**EXERCISE INSTRUCTIONS**
Output the first line of the listing and each line after it, up to and including the line that contains "import pandas as pd", exactly as written, minus the pictures.

**SOURCE EXCERPT**
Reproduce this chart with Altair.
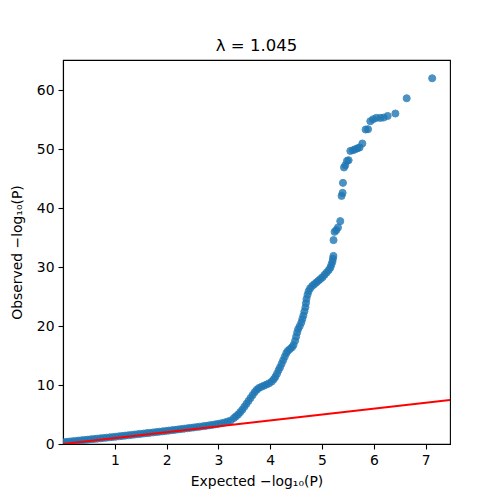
import altair as alt
import pandas as pd

# Expected vs observed -log10(P) values, ordered along the QQ curve
expected = [
    0.00, 0.06, 0.12, 0.18, 0.24, 0.30, 0.36, 0.42, 0.48, 0.54,
    0.60, 0.66, 0.72, 0.78, 0.84, 0.90, 0.96, 1.02, 1.08, 1.14,
    1.20, 1.26, 1.32, 1.38, 1.44, 1.50, 1.56, 1.62, 1.68, 1.74,
    1.80, 1.86, 1.92, 1.98, 2.04, 2.10, 2.16, 2.22, 2.28, 2.34,
    2.40, 2.46, 2.52, 2.58, 2.64, 2.70, 2.76, 2.82, 2.88, 2.94,
    3.00, 3.06, 3.12, 3.18, 3.24, 3.30, 3.34, 3.38, 3.42, 3.46,
    3.50, 3.54, 3.58, 3.62, 3.66, 3.70, 3.74, 3.78, 3.83, 3.88,
    3.93, 3.98, 4.03, 4.07, 4.10, 4.13, 4.16, 4.19, 4.22, 4.25,
    4.28, 4.31, 4.34, 4.38, 4.42, 4.45, 4.48, 4.50, 4.52, 4.54,
    4.57, 4.60, 4.62, 4.64, 4.66, 4.68, 4.69, 4.70, 4.72, 4.74,
    4.77, 4.81, 4.85, 4.89, 4.93, 4.97, 5.01, 5.05, 5.09, 5.13,
    5.16, 5.18, 5.20, 5.21, 5.22,
    5.222, 5.242, 5.275, 5.308, 5.352, 5.377, 5.397, 5.404, 5.424, 5.449,
    5.482, 5.513, 5.546, 5.598, 5.642, 5.687, 5.725, 5.778, 5.841, 5.888,
    5.932, 5.985, 6.048, 6.126, 6.190, 6.267, 6.416, 6.634, 7.126,
]
observed = [
    0.30, 0.36, 0.41, 0.47, 0.52, 0.58, 0.63, 0.69, 0.74, 0.80,
    0.85, 0.91, 0.96, 1.02, 1.07, 1.13, 1.18, 1.24, 1.30, 1.36,
    1.42, 1.48, 1.54, 1.60, 1.66, 1.72, 1.78, 1.84, 1.90, 1.96,
    2.02, 2.08, 2.14, 2.21, 2.27, 2.34, 2.40, 2.47, 2.53, 2.60,
    2.67, 2.74, 2.80, 2.87, 2.94, 3.01, 3.08, 3.16, 3.24, 3.33,
    3.42, 3.53, 3.66, 3.82, 4.00, 4.40, 4.70, 5.00, 5.40, 5.80,
    6.30, 6.80, 7.30, 7.80, 8.30, 8.80, 9.20, 9.50, 9.70, 9.90,
    10.1, 10.3, 10.6, 11.0, 11.4, 11.9, 12.5, 13.0, 13.6, 14.2,
    14.8, 15.4, 15.8, 16.1, 16.4, 16.8, 17.5, 18.2, 18.9, 19.5,
    20.0, 20.6, 21.2, 21.8, 22.5, 23.2, 23.9, 24.6, 25.3, 25.9,
    26.4, 26.8, 27.1, 27.4, 27.7, 28.0, 28.3, 28.7, 29.1, 29.5,
    29.9, 30.4, 30.9, 31.4, 31.9,
    34.58, 35.98, 36.27, 36.73, 37.80, 42.08, 42.59, 44.29, 46.90, 47.29,
    48.02, 48.14, 49.71, 49.83, 50.00, 50.17, 50.29, 50.97, 53.34, 53.39,
    54.75, 55.08, 55.31, 55.31, 55.37, 55.64, 56.05, 58.64, 62.03,
]

# Null diagonal y = x
diag_x = [0.0, 7.47]
diag_y = [0.0, 7.47]

x_ticks = [1, 2, 3, 4, 5, 6, 7]
y_ticks = [0, 10, 20, 30, 40, 50, 60]

x_domain = [0.0, 7.47]
y_domain = [0.0, 65.13]

pts = pd.DataFrame({"expected": expected, "observed": observed})
diag = pd.DataFrame({"expected": diag_x, "observed": diag_y})

FONT = "DejaVu Sans"

x_enc = alt.X(
    "expected:Q",
    scale=alt.Scale(domain=x_domain, nice=False, zero=False),
    axis=alt.Axis(values=x_ticks, title="Expected −log₁₀(P)", titlePadding=8),
)
y_enc = alt.Y(
    "observed:Q",
    scale=alt.Scale(domain=y_domain, nice=False, zero=False),
    axis=alt.Axis(values=y_ticks, title="Observed −log₁₀(P)", titlePadding=12),
)

points = alt.Chart(pts).mark_circle(
    size=50, color="#1f77b4", stroke="#1f77b4", strokeWidth=1,
    opacity=0.8, clip=True,
).encode(x=x_enc, y=y_enc)

line = alt.Chart(diag).mark_line(
    color="red", strokeWidth=2, clip=True
).encode(x=x_enc, y=y_enc)

chart = (
    alt.layer(points, line)
    .properties(
        width=387,
        height=384,
        padding={"left": 63, "top": 60, "right": 50, "bottom": 56},
        autosize="none",
        title=alt.TitleParams(
            "λ = 1.045", fontSize=16.5, font=FONT, fontWeight="normal",
            color="black", offset=6,
        ),
    )
    .configure_view(stroke="black", strokeWidth=1.1)
    .configure_axis(
        grid=False,
        domainColor="black",
        domainWidth=1.1,
        tickColor="black",
        tickWidth=1.1,
        tickSize=5,
        labelPadding=4,
        labelFont=FONT,
        labelFontSize=13.9,
        labelColor="black",
        titleFont=FONT,
        titleFontSize=13.9,
        titleFontWeight="normal",
        titleColor="black",
    )
)

chart.save("out.html", embed_options={"renderer": "svg", "actions": False})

**EXERCISE RESPONSE**
Reproduce this chart with Altair.
import altair as alt
import pandas as pd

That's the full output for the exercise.